A mídia e a política

A mídia e a política

Com ousadia, cuidado e ética, o jornalista é uma das grandes esperanças da nossa democracia.

Tenho dedicado meus últimos 27 anos ao jornalismo. Sei, e pude vivenciar, que a relação da mídia com o mundo político não é uma das mais tranquilas e cordatas. Diria até que é bem controvertida. Nos últimos três meses, depois de assumir a Secretaria da Infraestrutura e a Coordenadoria de Limpeza Pública, passei a vivenciar esta relação controversa de maneira mais permanente. A atividade política tem me mostrado como a versão do fato pode ser mais poderosa do que o fato em si. Uma versão: a mídia, os colunistas políticos especulam que serei candidata à prefeita em 2016 — uma eleição que vai acontecer daqui a três anos — e ignoram o fato real de que não sou filiada a nenhum partido político e de que não tenho vinculações partidárias. Estive na presidência da Fundação Feira do Livro, desde 2007 e, durante sete anos, também diziam que eu seria candidata. Assim, a especulação em torno de uma candidatura tão distante torna-se mais importante que o trabalho desenvolvido. O fato é este, a versão é a criação de uma candidatura. A minha posição e o meu depoimento não são levados em consideração.  

Tenho buscado explicações para este fenômeno. Os políticos estão vivendo um momento de muito desgaste. Justificativas para isso há muitas, como as promessas eleitorais não cumpridas, os jogos de cena para barganha de cargos, a insatisfação com os serviços públicos, enfim, tudo isso pode ser discutido. O que não compreendo é por que a palavra de uma pessoa, que acabou de entrar neste mundo, não tem validade se não existe, no meu histórico, na minha vida profissional, algo que justifique essa desconfiança? Não existe nenhuma proximidade na minha maneira de agir, na minha atuação, com este desgaste pelo qual passam os políticos. Não há o benefício da dúvida.

Meu amigo Maurilio Biagi me disse, recentemente, que desistiu de participar da política como vice de Alexandre Padilha porque não consegue falar algo que não pensa, dizer algo em que não acredita e que, para ele, a política não aceita gente assim. Acho que sou bem parecida com ele. Na última semana, li de novo uma matéria em que o princípio básico do jornalismo — ouvir as partes — não foi seguido. Tornei-me a interlocutora do governo de um dia para o outro apenas porque visitei a Câmara de Vereadores num momento em que a pauta é a relação da administração com os vereadores. Não fui procurada ou questionada sobre o assunto. Parece que a mídia quer definir a verdade. 

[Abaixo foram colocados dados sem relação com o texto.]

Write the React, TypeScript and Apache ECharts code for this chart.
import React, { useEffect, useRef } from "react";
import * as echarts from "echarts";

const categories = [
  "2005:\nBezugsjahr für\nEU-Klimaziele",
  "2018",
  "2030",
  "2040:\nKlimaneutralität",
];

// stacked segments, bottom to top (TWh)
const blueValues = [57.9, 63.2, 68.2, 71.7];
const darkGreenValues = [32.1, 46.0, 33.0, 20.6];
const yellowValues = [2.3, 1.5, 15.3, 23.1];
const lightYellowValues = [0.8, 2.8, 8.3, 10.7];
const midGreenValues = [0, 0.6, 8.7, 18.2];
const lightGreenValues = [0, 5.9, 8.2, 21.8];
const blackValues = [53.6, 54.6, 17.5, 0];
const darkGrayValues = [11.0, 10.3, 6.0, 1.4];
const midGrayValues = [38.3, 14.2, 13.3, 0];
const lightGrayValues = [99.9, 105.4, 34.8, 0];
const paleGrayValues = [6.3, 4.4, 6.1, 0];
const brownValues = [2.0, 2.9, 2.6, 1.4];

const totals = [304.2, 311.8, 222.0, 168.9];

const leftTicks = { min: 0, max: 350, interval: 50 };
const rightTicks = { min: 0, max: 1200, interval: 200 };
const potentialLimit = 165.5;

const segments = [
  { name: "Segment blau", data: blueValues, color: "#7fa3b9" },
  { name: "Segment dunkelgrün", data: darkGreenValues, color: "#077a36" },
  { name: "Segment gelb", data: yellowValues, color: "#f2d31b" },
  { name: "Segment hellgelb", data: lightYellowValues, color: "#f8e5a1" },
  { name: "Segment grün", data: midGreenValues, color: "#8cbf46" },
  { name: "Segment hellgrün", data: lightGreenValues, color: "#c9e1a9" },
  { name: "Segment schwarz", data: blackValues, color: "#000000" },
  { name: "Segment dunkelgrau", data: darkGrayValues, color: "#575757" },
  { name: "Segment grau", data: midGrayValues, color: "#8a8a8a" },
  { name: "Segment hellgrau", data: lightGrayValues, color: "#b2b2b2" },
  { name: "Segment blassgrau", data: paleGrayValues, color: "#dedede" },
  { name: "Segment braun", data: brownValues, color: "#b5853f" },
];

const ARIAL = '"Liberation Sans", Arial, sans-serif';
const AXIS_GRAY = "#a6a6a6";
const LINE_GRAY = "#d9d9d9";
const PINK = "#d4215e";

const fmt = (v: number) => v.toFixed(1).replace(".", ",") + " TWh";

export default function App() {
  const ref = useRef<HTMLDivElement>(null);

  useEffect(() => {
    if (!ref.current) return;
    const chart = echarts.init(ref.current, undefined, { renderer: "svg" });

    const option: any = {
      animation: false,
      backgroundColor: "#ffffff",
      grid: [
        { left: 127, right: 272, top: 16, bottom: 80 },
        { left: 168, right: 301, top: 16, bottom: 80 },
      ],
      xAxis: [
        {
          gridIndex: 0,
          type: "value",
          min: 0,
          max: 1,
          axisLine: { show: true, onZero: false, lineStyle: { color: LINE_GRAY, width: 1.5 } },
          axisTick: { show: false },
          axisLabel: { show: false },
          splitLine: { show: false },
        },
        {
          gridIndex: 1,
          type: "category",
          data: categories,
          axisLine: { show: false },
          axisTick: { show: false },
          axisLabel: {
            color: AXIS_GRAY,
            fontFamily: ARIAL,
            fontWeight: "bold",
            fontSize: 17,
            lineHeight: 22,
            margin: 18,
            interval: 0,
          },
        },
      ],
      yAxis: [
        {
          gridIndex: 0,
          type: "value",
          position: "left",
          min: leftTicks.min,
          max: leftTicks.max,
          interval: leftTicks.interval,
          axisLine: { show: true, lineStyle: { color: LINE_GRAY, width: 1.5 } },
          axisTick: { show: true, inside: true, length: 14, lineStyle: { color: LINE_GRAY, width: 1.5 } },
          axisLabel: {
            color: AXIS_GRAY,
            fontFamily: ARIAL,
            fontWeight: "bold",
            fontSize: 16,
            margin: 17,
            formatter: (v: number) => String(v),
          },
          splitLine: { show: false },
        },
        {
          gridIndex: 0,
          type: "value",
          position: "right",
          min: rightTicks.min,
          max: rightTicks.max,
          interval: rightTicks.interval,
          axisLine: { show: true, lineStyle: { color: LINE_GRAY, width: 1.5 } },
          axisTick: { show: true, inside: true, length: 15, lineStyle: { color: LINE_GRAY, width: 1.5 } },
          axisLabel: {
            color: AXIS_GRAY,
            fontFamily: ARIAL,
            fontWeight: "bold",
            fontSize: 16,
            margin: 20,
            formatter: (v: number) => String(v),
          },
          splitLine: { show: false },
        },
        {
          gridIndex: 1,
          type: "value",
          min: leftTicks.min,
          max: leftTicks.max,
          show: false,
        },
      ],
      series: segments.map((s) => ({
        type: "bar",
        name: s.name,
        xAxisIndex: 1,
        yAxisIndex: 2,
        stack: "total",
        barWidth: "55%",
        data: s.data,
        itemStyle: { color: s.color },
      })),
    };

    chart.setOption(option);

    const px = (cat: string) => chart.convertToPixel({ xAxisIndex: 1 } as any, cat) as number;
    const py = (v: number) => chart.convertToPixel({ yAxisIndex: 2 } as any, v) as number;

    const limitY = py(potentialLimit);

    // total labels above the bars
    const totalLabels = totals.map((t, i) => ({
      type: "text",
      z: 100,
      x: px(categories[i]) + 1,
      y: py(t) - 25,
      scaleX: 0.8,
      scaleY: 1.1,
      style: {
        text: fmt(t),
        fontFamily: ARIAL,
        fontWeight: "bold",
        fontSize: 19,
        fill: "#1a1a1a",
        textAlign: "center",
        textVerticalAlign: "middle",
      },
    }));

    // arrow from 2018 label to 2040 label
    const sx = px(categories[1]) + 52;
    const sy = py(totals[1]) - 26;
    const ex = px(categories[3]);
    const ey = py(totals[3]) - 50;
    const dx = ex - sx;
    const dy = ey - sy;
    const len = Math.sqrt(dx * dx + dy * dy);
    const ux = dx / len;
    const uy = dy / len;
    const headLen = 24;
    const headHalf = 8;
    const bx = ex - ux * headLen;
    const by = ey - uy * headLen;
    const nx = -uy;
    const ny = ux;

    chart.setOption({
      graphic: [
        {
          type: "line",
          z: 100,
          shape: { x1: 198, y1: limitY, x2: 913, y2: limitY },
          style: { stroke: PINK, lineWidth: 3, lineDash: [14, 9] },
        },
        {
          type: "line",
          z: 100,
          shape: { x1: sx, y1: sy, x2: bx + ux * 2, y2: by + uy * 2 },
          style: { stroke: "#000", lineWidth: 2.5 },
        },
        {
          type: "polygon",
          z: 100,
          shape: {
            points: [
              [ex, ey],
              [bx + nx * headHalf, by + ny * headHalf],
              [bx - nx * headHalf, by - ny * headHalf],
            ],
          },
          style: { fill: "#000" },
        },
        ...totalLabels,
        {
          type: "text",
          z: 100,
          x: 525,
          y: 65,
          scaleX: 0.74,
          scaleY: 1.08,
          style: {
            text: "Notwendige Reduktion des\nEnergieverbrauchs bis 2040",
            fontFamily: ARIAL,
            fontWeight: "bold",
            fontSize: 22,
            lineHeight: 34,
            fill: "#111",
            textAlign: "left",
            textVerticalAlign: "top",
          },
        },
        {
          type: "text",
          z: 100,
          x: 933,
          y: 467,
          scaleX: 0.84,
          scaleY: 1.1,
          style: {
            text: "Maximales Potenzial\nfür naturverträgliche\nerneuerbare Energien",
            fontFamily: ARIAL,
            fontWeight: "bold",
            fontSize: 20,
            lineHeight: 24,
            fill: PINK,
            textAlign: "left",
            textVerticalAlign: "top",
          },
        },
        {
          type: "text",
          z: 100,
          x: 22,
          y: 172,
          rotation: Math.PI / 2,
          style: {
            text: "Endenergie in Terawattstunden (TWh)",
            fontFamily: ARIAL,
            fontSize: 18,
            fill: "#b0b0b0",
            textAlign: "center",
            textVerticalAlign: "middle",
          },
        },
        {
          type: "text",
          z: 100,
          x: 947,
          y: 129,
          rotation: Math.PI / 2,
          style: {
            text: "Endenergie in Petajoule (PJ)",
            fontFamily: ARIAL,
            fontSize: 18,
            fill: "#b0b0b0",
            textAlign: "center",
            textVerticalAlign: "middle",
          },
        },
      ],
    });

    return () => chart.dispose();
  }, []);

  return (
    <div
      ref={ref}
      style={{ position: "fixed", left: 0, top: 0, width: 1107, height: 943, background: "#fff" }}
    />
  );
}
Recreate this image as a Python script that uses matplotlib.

Para qualquer bom jornalista, entender seu papel, os interesses comerciais e políticos que permeaiam essas relações, é muito importante porque, neste jogo, ele pode ser apenas um peão. No tabuleiro da política, é necessário conhecer o papel de cada um, ter o mínimo de sensibilidade. Sempre acreditei que o bom jornalista é um contador de histórias —mas só sabe contar uma história aquele que sabe ouvi-la. O jornalista precisa entender que não pode ser o personagem principal, nem torcer para o conflito, como dono da verdade. Ser jornalista é apenas ouvir e contar o que ouviu. Parece óbvio e simples, mas é cada vez mais raro. 

Penso que a função de um repórter não pode se apequenar diante do gigantismo que é o mercado de mídia. Hoje, este profissional já não tem tempo para amadurecer e identificar com precisão as tentativas de manipulação, os interesses políticos, religiosos ou as vaidades. A pressa inerente ao jornalismo, da briga acirrada e diária pela notícia exclusiva ou da guerra pela audiência, faz com que esses contadores de histórias do dia a dia, muitas vezes, afastem-se da conduta ética e ofereçam ao público uma informação de má qualidade. O leitor comum busca uma imprensa de credibilidade em um momento em que a lógica do espetáculo e do entretenimento contamina os veículos de comunicação.Nós, jornalistas, trabalhamos para que a sociedade seja bem informada: é o direito dos cidadãos à informação que justifica nosso ofício. Mas está cada vez mais raro encontrar estes contadores de histórias imparciais, sem torcidas e sem verdades. Não isentos de opinião, que todos têm, mas livres do que não cabe no fato narrado, porque a ele não pertence. O terreno é minado, mas com ousadia, cuidado e ética o jornalista ainda é uma das grandes esperanças da nossa democracia.


Isabel de Farias
Secretária de Infraestrutura e Coordenadora da Limpeza Urbana de Ribeirão Preto.